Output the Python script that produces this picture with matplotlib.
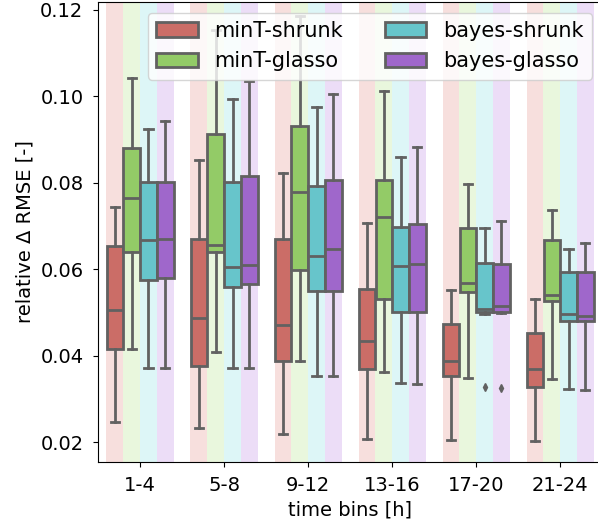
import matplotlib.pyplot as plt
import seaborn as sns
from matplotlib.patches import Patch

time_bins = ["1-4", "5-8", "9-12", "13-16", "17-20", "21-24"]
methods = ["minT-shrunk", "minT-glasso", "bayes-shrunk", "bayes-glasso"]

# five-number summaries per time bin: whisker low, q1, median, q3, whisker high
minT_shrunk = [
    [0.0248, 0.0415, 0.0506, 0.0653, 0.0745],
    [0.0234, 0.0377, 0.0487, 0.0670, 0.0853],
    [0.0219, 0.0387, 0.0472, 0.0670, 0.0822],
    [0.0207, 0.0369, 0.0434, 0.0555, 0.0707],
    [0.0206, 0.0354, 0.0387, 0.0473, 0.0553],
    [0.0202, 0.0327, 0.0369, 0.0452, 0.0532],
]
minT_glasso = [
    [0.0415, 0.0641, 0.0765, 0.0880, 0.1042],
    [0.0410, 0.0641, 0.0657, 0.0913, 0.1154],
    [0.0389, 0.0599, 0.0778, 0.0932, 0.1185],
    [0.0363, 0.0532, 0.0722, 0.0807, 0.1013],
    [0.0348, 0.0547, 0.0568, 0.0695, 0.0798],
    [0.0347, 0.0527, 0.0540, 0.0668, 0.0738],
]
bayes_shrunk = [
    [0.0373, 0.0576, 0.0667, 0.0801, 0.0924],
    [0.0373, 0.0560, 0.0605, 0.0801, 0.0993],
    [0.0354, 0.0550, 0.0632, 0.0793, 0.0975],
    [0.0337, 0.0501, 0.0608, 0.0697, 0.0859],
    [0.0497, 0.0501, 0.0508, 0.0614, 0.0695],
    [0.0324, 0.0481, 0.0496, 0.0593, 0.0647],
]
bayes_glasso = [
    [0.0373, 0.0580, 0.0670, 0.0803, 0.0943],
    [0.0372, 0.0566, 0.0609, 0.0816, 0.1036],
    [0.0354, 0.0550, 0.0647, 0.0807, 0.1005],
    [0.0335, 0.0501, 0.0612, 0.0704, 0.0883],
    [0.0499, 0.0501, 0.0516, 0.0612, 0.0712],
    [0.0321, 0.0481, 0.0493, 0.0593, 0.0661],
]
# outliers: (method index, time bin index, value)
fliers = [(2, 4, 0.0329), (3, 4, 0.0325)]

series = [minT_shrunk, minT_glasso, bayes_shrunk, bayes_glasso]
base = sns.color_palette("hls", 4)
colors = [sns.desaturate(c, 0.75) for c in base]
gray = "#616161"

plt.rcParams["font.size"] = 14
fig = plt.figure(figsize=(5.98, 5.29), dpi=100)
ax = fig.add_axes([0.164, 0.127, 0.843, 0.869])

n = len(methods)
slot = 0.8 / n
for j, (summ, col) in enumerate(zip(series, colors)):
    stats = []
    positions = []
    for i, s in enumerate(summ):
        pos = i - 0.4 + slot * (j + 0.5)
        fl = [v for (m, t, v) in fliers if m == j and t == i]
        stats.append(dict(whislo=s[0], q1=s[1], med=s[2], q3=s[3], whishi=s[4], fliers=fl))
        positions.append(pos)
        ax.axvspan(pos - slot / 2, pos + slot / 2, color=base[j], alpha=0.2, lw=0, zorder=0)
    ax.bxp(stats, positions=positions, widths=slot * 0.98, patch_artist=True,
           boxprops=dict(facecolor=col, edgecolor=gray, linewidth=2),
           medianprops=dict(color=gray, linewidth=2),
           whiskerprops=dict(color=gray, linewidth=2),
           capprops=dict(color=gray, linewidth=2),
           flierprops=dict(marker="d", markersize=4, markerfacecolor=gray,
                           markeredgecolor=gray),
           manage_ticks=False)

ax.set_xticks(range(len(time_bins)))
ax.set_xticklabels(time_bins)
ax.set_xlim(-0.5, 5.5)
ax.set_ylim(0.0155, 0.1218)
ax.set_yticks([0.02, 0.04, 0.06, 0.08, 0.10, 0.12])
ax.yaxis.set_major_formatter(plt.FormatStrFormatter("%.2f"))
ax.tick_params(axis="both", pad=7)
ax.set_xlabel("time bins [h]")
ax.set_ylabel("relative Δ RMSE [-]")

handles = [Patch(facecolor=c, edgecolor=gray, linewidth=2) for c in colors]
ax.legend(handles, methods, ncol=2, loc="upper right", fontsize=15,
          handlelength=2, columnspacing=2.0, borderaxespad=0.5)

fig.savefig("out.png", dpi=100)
----
All of the data above should be quoted exactly, except for the pictures.

Correct result:
Output the Python script that produces this picture with matplotlib.
import matplotlib.pyplot as plt
import seaborn as sns
from matplotlib.patches import Patch

time_bins = ["1-4", "5-8", "9-12", "13-16", "17-20", "21-24"]
methods = ["minT-shrunk", "minT-glasso", "bayes-shrunk", "bayes-glasso"]

# five-number summaries per time bin: whisker low, q1, median, q3, whisker high
minT_shrunk = [
    [0.0248, 0.0415, 0.0506, 0.0653, 0.0745],
    [0.0234, 0.0377, 0.0487, 0.0670, 0.0853],
    [0.0219, 0.0387, 0.0472, 0.0670, 0.0822],
    [0.0207, 0.0369, 0.0434, 0.0555, 0.0707],
    [0.0206, 0.0354, 0.0387, 0.0473, 0.0553],
    [0.0202, 0.0327, 0.0369, 0.0452, 0.0532],
]
minT_glasso = [
    [0.0415, 0.0641, 0.0765, 0.0880, 0.1042],
    [0.0410, 0.0641, 0.0657, 0.0913, 0.1154],
    [0.0389, 0.0599, 0.0778, 0.0932, 0.1185],
    [0.0363, 0.0532, 0.0722, 0.0807, 0.1013],
    [0.0348, 0.0547, 0.0568, 0.0695, 0.0798],
    [0.0347, 0.0527, 0.0540, 0.0668, 0.0738],
]
bayes_shrunk = [
    [0.0373, 0.0576, 0.0667, 0.0801, 0.0924],
    [0.0373, 0.0560, 0.0605, 0.0801, 0.0993],
    [0.0354, 0.0550, 0.0632, 0.0793, 0.0975],
    [0.0337, 0.0501, 0.0608, 0.0697, 0.0859],
    [0.0497, 0.0501, 0.0508, 0.0614, 0.0695],
    [0.0324, 0.0481, 0.0496, 0.0593, 0.0647],
]
bayes_glasso = [
    [0.0373, 0.0580, 0.0670, 0.0803, 0.0943],
    [0.0372, 0.0566, 0.0609, 0.0816, 0.1036],
    [0.0354, 0.0550, 0.0647, 0.0807, 0.1005],
    [0.0335, 0.0501, 0.0612, 0.0704, 0.0883],
    [0.0499, 0.0501, 0.0516, 0.0612, 0.0712],
    [0.0321, 0.0481, 0.0493, 0.0593, 0.0661],
]
# outliers: (method index, time bin index, value)
fliers = [(2, 4, 0.0329), (3, 4, 0.0325)]

series = [minT_shrunk, minT_glasso, bayes_shrunk, bayes_glasso]
base = sns.color_palette("hls", 4)
colors = [sns.desaturate(c, 0.75) for c in base]
gray = "#616161"

plt.rcParams["font.size"] = 14
fig = plt.figure(figsize=(5.98, 5.29), dpi=100)
ax = fig.add_axes([0.164, 0.127, 0.843, 0.869])

n = len(methods)
slot = 0.8 / n
for j, (summ, col) in enumerate(zip(series, colors)):
    stats = []
    positions = []
    for i, s in enumerate(summ):
        pos = i - 0.4 + slot * (j + 0.5)
        fl = [v for (m, t, v) in fliers if m == j and t == i]
        stats.append(dict(whislo=s[0], q1=s[1], med=s[2], q3=s[3], whishi=s[4], fliers=fl))
        positions.append(pos)
        ax.axvspan(pos - slot / 2, pos + slot / 2, color=base[j], alpha=0.2, lw=0, zorder=0)
    ax.bxp(stats, positions=positions, widths=slot * 0.98, patch_artist=True,
           boxprops=dict(facecolor=col, edgecolor=gray, linewidth=2),
           medianprops=dict(color=gray, linewidth=2),
           whiskerprops=dict(color=gray, linewidth=2),
           capprops=dict(color=gray, linewidth=2),
           flierprops=dict(marker="d", markersize=4, markerfacecolor=gray,
                           markeredgecolor=gray),
           manage_ticks=False)

ax.set_xticks(range(len(time_bins)))
ax.set_xticklabels(time_bins)
ax.set_xlim(-0.5, 5.5)
ax.set_ylim(0.0155, 0.1218)
ax.set_yticks([0.02, 0.04, 0.06, 0.08, 0.10, 0.12])
ax.yaxis.set_major_formatter(plt.FormatStrFormatter("%.2f"))
ax.tick_params(axis="both", pad=7)
ax.set_xlabel("time bins [h]")
ax.set_ylabel("relative Δ RMSE [-]")

handles = [Patch(facecolor=c, edgecolor=gray, linewidth=2) for c in colors]
ax.legend(handles, methods, ncol=2, loc="upper right", fontsize=15,
          handlelength=2, columnspacing=2.0, borderaxespad=0.5)

fig.savefig("out.png", dpi=100)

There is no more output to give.